Sam Mossman caught his first fish off the wharf at Port Ahuriri in Napier at the age of 4 and says he's been hooked ever since.
He celebrated 50 years of throwing out lines and reeling in fish by writing a book.
The author of eight previous books and numerous articles, his new book, The Reel Life Adventures in Travel Fishing, takes readers on a trip around the world.
Mossman tales are filled with action and humour from his time at points around the Pacific Islands and Australia to North and South America, the Middle East, Africa and Asia.
Photos add to this excellent book that all anglers will thoroughly enjoy.
WHAT WAS YOUR BEST TRIP?
Possibly to Brazil to fish the Amazon River. I had built up this river to near-mythical status in my mind and it still exceeded expectations.
Just to be there was a real buzz, let alone having 3000 species of weird and wonderful fish to catch.
AND THE WORST?
Flying to Tonga on an early flight. A rainstorm meant the plane couldn't land, so we were forced to continue up to Samoa and we were getting short of fuel. The airport there was closed and we sat in the plane on the tarmac for four hours waiting for the fuel tanker, which broke down as soon as it arrived.

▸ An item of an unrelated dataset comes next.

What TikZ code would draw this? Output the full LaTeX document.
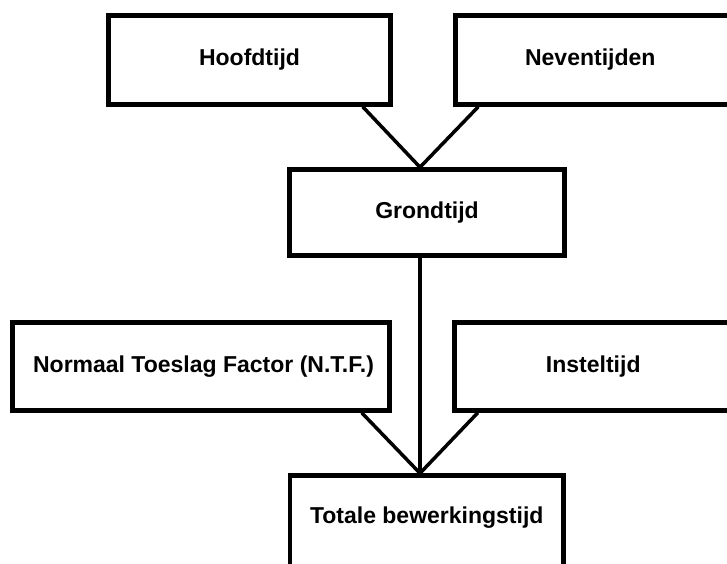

Food and water had run out and they wouldn't let us off the plane because there were no customs staff to clear us.
Finally, we got back in the air but as we passed over Tonga we were told there was now no time to land as the plane was needed back in New Zealand and the crew were close to their maximum flying hours.
That night we were back where we started in Auckland, never having got off the plane in 12 hours or wet a line.
WHILE YOU WERE TRAVELLING AND FISHING DID YOU SET A CERTAIN TIME ASIDE FOR WRITING OR TAKING NOTES FOR THE REEL LIFE OR DID YOU WRITE FROM MEMORY?
Human memory is notoriously unreliable and mine is no exception.
I kept extensive journals during my trips and, referring back to them while writing this book, I was amazed at how my mind's current recollections of trips and the actual notes I took at the time differed, and the things I'd forgotten.
WHAT'S THE SCARIEST THING THAT'S HAPPENED TO YOU WHILE OUT AT SEA?
While crewing on a game boat at the Three Kings Islands we chased a marlin hooked on very light line backwards through an incredible lightning storm while holding long, aluminium-handled gaffs.
We thought the fish was a potential world record, so we had to be ready.
I also thought there was a fair chance of getting toasted, but you have to die of something after all, and it would have been a great story assuming there was anyone around to tell it.
But we were not struck by lightning and, after all that, the fish was broken off in a heavy rain squall.
TELL US ABOUT THE ONE THAT GOT AWAY.
There are plenty of these, so it is hard to choose one, but I hooked a fish at Cape Runaway on a heavy saltwater fly rod once that ran out about 300m of line before breaking me off. I never saw it, but still wonder what it was.
WHAT IS YOUR FAVOURITE FISH TO EAT?
Probably mahimahi, but they are a tropical species and not many are caught in New Zealand waters. My next choices would be bluenose, groper, tarakihi or John Dory.
HOW IMPORTANT IS EQUIPMENT - DO YOU HAVE TO HAVE THE MOST EXPENSIVE TACKLE?
No, my budget doesn't often stretch to absolute top-of-the line tackle for each of the many types of fishing I enjoy but I try to buy robust tackle of reliable brands, usually about two-thirds up the price scale.
WHAT BASIC EQUIPMENT WOULD YOU ADVISE A FIRST-TIME FISHER TO PURCHASE?
That depends on what sort of fishing they intend to do.
Tackle required for trout fishing, for example, is vastly different to that required for big game fishing.
No one ever regretted buying quality however, and they are more likely to enjoy their initial experience if they have decent equipment.
IS THERE A SECRET TO BEING A GOOD FISHERMAN OR IS IT ALL PURE LUCK?
It is said of fishing that you are better to be lucky than good.
But I find that the harder I try, the more I learn, and the more I persevere, the luckier I get.
WHAT'S NEXT FOR YOU?
I am looking forward to a break from magazine work (I work at NZ Fishing News) and a holiday down in Hawke's Bay, visiting family and, hopefully, with a few trout, groper, paua and crayfish thrown in.
THREE TOP FISHING TIPS?
Learn to tie good knots; keep your hooks sharp; fish where the fish are.